The review notes that most emergency response protocol does not address the needs of people with disabilities. This oversight occurs because people responsible for creating protocols lack knowledge and best practices for responding to emergencies in accessible ways.

For example, building evacuations require most people to exit buildings. However, many people with physical disabilities need to navigate to exits in elevators, which cannot operate in emergency conditions. Likewise, many buildings lack wayfinding supports that allow people with visual disabilities to locate exits quickly and independently. In short, some people with disabilities need support to exit buildings during emergencies along with their non-disabled peers. However, emergency response protocols instruct people with physical or visual disabilities to wait inside buildings until they are rescued.
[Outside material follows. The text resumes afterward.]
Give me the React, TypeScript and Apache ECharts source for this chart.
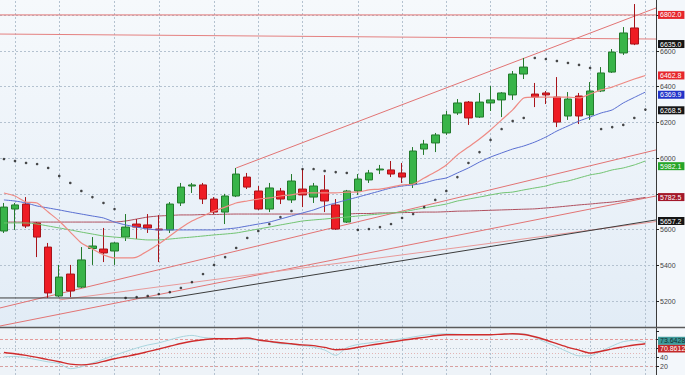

Similarly, many emergency response protocols use sound for alerting people to an emergency. Comparably, first responders and others in authority during emergencies may only be prepared to communicate with people by speaking. These communication barriers create potential harm for people with many disabilities, including people who are:

  • Deaf
  • Hard of hearing
  • Autistic or neurodiverse

In other words, current emergency response protocol prioritizes the safety of people without disabilities above the safety of people without disabilities.

Recommendations

Therefore, the review recommends that the crisis committee should create an emergency response protocol that addresses the needs of people with disabilities. For instance, this protocol should provide guidance and best practices for ensuring that all people can exit a building, regardless of their disabilities. This protocol would apply to all Ontario government buildings. Furthermore, the committee should then publish the protocol, so that other organizations can implement its guidance on their own premises.

In addition, the government should pass laws requiring all workplaces in the province to develop similar protocols. While the AODA requires accessible emergency response in specific situations, a new law would mandate that safety for people with disabilities is no longer considered on a case-by-case basis.

Finally, the committee must establish a plan to supervise the implementation of the emergency response protocols that other organizations create. While AODA enforcement is limited, emergency response protocols that value the safety of all people must be enforced.